Source instance (KSatisfiability):
2 variables: u_1, u_2 (n = 2)
2 clauses (m = 2):

• c_1 = (u_1 ∨ u_2)
• c_2 = (¬u_1 ∨ u_2)

Illustrative construction (simplified):

1. Assign primes: p_1 = 3 (for u_1), p_2 = 5 (for u_2).

2. Quadratic residues:

   • mod 3: QR = {0, 1}, QNR = {2}. Use: u_1 = TRUE ↔ x ≡ 1 (mod 3), u_1 = FALSE ↔ x ≡ 2 (mod 3).
   • mod 5: QR = {0, 1, 4}, QNR = {2, 3}. Use: u_2 = TRUE ↔ x ≡ 1 or 4 (mod 5), u_2 = FALSE ↔ x ≡ 2 or 3 (mod 5).

3. Clause constraints:

   • c_1 = (u_1 ∨ u_2): forbid (u_1=F, u_2=F), i.e., forbid x ≡ 2 (mod 3) AND x ≡ {2,3} (mod 5)
   • c_2 = (¬u_1 ∨ u_2): forbid (u_1=T, u_2=F), i.e., forbid x ≡ 1 (mod 3) AND x ≡ {2,3} (mod 5)

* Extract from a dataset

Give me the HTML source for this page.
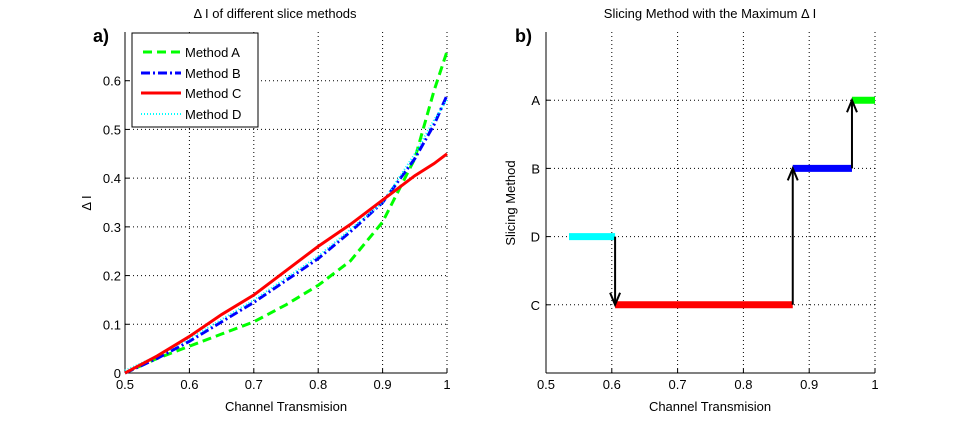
<!DOCTYPE html>
<html><head><meta charset="utf-8"><style>
body{margin:0;background:#fff;}
svg text{font-family:"Liberation Sans",sans-serif;}
</style></head><body>
<svg id="fig" width="963" height="420" viewBox="0 0 963 420" xmlns="http://www.w3.org/2000/svg"></svg>
<script>
const xs = [0.5,0.55,0.6,0.65,0.7,0.75,0.8,0.85,0.9,0.95,0.98,1.0];
const seriesA = [0,0.03,0.055,0.08,0.105,0.14,0.18,0.23,0.31,0.44,0.58,0.66];
const seriesB = [0,0.03,0.065,0.105,0.145,0.19,0.235,0.29,0.35,0.44,0.51,0.57];
const seriesC = [0,0.035,0.075,0.12,0.16,0.21,0.26,0.305,0.355,0.405,0.43,0.45];
const seriesD = [0.005,0.035,0.07,0.11,0.15,0.195,0.24,0.295,0.35,0.45,0.52,0.56];
const xTicks = [0.5,0.6,0.7,0.8,0.9,1];
const xTickLabels = ["0.5","0.6","0.7","0.8","0.9","1"];
const yTicksA = [0,0.1,0.2,0.3,0.4,0.5,0.6];
const yTickLabelsA = ["0","0.1","0.2","0.3","0.4","0.5","0.6"];
const catLabels = ["C","D","B","A"];
const catValues = [1,2,3,4];
const segStart = [0.535,0.605,0.875,0.965];
const segEnd = [0.605,0.875,0.965,1.0];
const segCat = [2,1,3,4];
const segColor = ["#00ffff","#ff0000","#0000ff","#00ff00"];

const NS="http://www.w3.org/2000/svg";
const svg=document.getElementById('fig');
function mk(tag,attrs,parent){const e=document.createElementNS(NS,tag);for(const k in attrs)e.setAttribute(k,attrs[k]);(parent||svg).appendChild(e);return e;}

// panel a scales
const ax={x0:125,x1:447,y0:373,yTop:32};
const xa=v=>ax.x0+(v-0.5)/0.5*(ax.x1-ax.x0);
const ya=v=>ax.y0-v/0.7*(ax.y0-ax.yTop);
// panel b scales
const bx={x0:546,x1:875,y0:373,yTop:32};
const xb=v=>bx.x0+(v-0.5)/0.5*(bx.x1-bx.x0);
const yb=v=>bx.y0-v/5*(bx.y0-bx.yTop);

// ---- panel a ----
const ga=mk('g',{});


xTicks.forEach((t,i)=>{
  if(i>0){const l=mk('line',{x1:xa(t),x2:xa(t),y1:ax.y0,y2:ax.yTop,stroke:'#000','stroke-dasharray':'1,3','stroke-width':1},ga);
  }
  mk('line',{x1:xa(t),x2:xa(t),y1:ax.y0,y2:ax.y0-4,stroke:'#000'},ga);
  const tx=mk('text',{x:xa(t),y:ax.y0+16,'font-size':13,'text-anchor':'middle'},ga);tx.textContent=xTickLabels[i];
  
});
yTicksA.forEach((t,i)=>{
  if(i>0){const l=mk('line',{x1:ax.x0,x2:ax.x1,y1:ya(t),y2:ya(t),stroke:'#000','stroke-dasharray':'1,3','stroke-width':1},ga);
  }
  mk('line',{x1:ax.x0,x2:ax.x0+4,y1:ya(t),y2:ya(t),stroke:'#000'},ga);
  const tx=mk('text',{x:ax.x0-4,y:ya(t)+5,'font-size':13,'text-anchor':'end'},ga);tx.textContent=yTickLabelsA[i];
  
});
mk('line',{x1:ax.x0,x2:ax.x0,y1:ax.y0,y2:ax.yTop,stroke:'#000'},ga);
mk('line',{x1:ax.x0,x2:ax.x1,y1:ax.y0,y2:ax.y0,stroke:'#000'},ga);
function pts(arr){return xs.map((x,i)=>xa(x)+','+ya(arr[i])).join(' ');}
const sa=mk('polyline',{points:pts(seriesA),fill:'none',stroke:'#00ff00','stroke-width':3,'stroke-dasharray':'9,5'},ga);

const sb=mk('polyline',{points:pts(seriesB),fill:'none',stroke:'#0000ff','stroke-width':3,'stroke-dasharray':'9,3,2,3'},ga);

const sd=mk('polyline',{points:pts(seriesD),fill:'none',stroke:'#00ffff','stroke-width':2,'stroke-dasharray':'1,2'},ga);

const sc=mk('polyline',{points:pts(seriesC),fill:'none',stroke:'#ff0000','stroke-width':3},ga);

</script>
<script>
// legend and labels (static)
</script>
<svg width="963" height="420" style="position:absolute;left:0;top:0" xmlns="http://www.w3.org/2000/svg">
  <text x="275" y="18" font-size="13" text-anchor="middle" font-family="Liberation Sans, sans-serif">Δ I of different slice methods</text>
  <text x="93" y="42" font-size="18" font-weight="bold" font-family="Liberation Sans, sans-serif">a)</text>
  <text x="286" y="411" font-size="13" text-anchor="middle" font-family="Liberation Sans, sans-serif">Channel Transmision</text>
  <text x="0" y="0" font-size="13" text-anchor="middle" transform="translate(91,203) rotate(-90)" font-family="Liberation Sans, sans-serif">Δ I</text>
  <g>
    <rect x="132" y="33" width="126" height="94" fill="#fff" stroke="#000"/>
    <line x1="143" x2="181" y1="52" y2="52" stroke="#00ff00" stroke-width="3" stroke-dasharray="9,5"/>
    <text x="185" y="57" font-size="13" font-family="Liberation Sans, sans-serif">Method A</text>
    <line x1="141" x2="181" y1="73" y2="73" stroke="#0000ff" stroke-width="3" stroke-dasharray="9,3,2,3"/>
    <text x="185" y="78" font-size="13" font-family="Liberation Sans, sans-serif">Method B</text>
    <line x1="141" x2="181" y1="93" y2="93" stroke="#ff0000" stroke-width="3"/>
    <text x="185" y="98" font-size="13" font-family="Liberation Sans, sans-serif">Method C</text>
    <line x1="141" x2="181" y1="114" y2="114" stroke="#00ffff" stroke-width="2" stroke-dasharray="1,2"/>
    <text x="185" y="119" font-size="13" font-family="Liberation Sans, sans-serif">Method D</text>
  </g>
  <text x="710" y="18" font-size="13" text-anchor="middle" font-family="Liberation Sans, sans-serif">Slicing Method with the Maximum Δ I</text>
  <text x="515" y="42" font-size="18" font-weight="bold" font-family="Liberation Sans, sans-serif">b)</text>
  <text x="710" y="411" font-size="13" text-anchor="middle" font-family="Liberation Sans, sans-serif">Channel Transmision</text>
  <text x="0" y="0" font-size="13" text-anchor="middle" transform="translate(515,203) rotate(-90)" font-family="Liberation Sans, sans-serif">Slicing Method</text>
</svg>
<script>
// ---- panel b ----
const gb=mk('g',{});


xTicks.forEach((t,i)=>{
  if(i>0){const l=mk('line',{x1:xb(t),x2:xb(t),y1:bx.y0,y2:bx.yTop,stroke:'#000','stroke-dasharray':'1,3'},gb);
  }
  mk('line',{x1:xb(t),x2:xb(t),y1:bx.y0,y2:bx.y0-4,stroke:'#000'},gb);
  const tx=mk('text',{x:xb(t),y:bx.y0+16,'font-size':13,'text-anchor':'middle'},gb);tx.textContent=xTickLabels[i];
  
});
catValues.forEach((c,i)=>{
  const l=mk('line',{x1:bx.x0,x2:bx.x1,y1:yb(c),y2:yb(c),stroke:'#000','stroke-dasharray':'1,3'},gb);
  
  mk('line',{x1:bx.x0,x2:bx.x0+4,y1:yb(c),y2:yb(c),stroke:'#000'},gb);
  const tx=mk('text',{x:bx.x0-6,y:yb(c)+5,'font-size':13,'text-anchor':'end'},gb);tx.textContent=catLabels[i];
  
});
mk('line',{x1:bx.x0,x2:bx.x0,y1:bx.y0,y2:bx.yTop,stroke:'#000'},gb);
mk('line',{x1:bx.x0,x2:bx.x1,y1:bx.y0,y2:bx.y0,stroke:'#000'},gb);
segStart.forEach((s,i)=>{
  const l=mk('line',{x1:xb(s),x2:xb(segEnd[i]),y1:yb(segCat[i]),y2:yb(segCat[i]),stroke:segColor[i],'stroke-width':7},gb);
  
  
});
for(let i=1;i<segStart.length;i++){
  const x=xb(segStart[i]);const y1=yb(segCat[i-1]);const y2=yb(segCat[i]);
  const dir=y2>y1?1:-1;
  const a=mk('g',{},gb);
  
  
  mk('line',{x1:x,x2:x,y1:y1,y2:y2,stroke:'#000','stroke-width':2},a);
  mk('polyline',{points:`${x-5},${y2-dir*12} ${x},${y2} ${x+5},${y2-dir*12}`,fill:'none',stroke:'#000','stroke-width':2},a);
}
</script>
</body></html>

4. Set b = 3^k * 5^k for suitable k, and determine a via CRT so that x^2 ≡ a (mod b) encodes the feasible truth assignments.

Solution mapping:

• Satisfying assignment: u_1 = FALSE, u_2 = TRUE satisfies both clauses.
• This corresponds to x ≡ 2 (mod 3) and x ≡ 1 (mod 5), giving x ≡ 11 (mod 15).
• Check: 11^2 = 121 ≡ 1 (mod 3) -- wait, we need to verify the quadratic residue property:
  • x = 11: 11 mod 3 = 2, 11 mod 5 = 1
  • 11^2 = 121: 121 mod 3 = 1 (QR mod 3 means u_1 assignment is consistent)
  • 121 mod 5 = 1 (QR mod 5 means u_2 = TRUE)
  • So the assignment extracted is u_1 with residue 2 mod 3 (non-residue, FALSE), u_2 with residue 1 mod 5 (residue, TRUE).

References

• [Manders and Adleman, 1978]: [Manders1978] Kenneth Manders and Leonard Adleman (1978). "{NP}-complete decision problems for binary quadratics". Journal of Computer and System Sciences 16, pp. 168-184.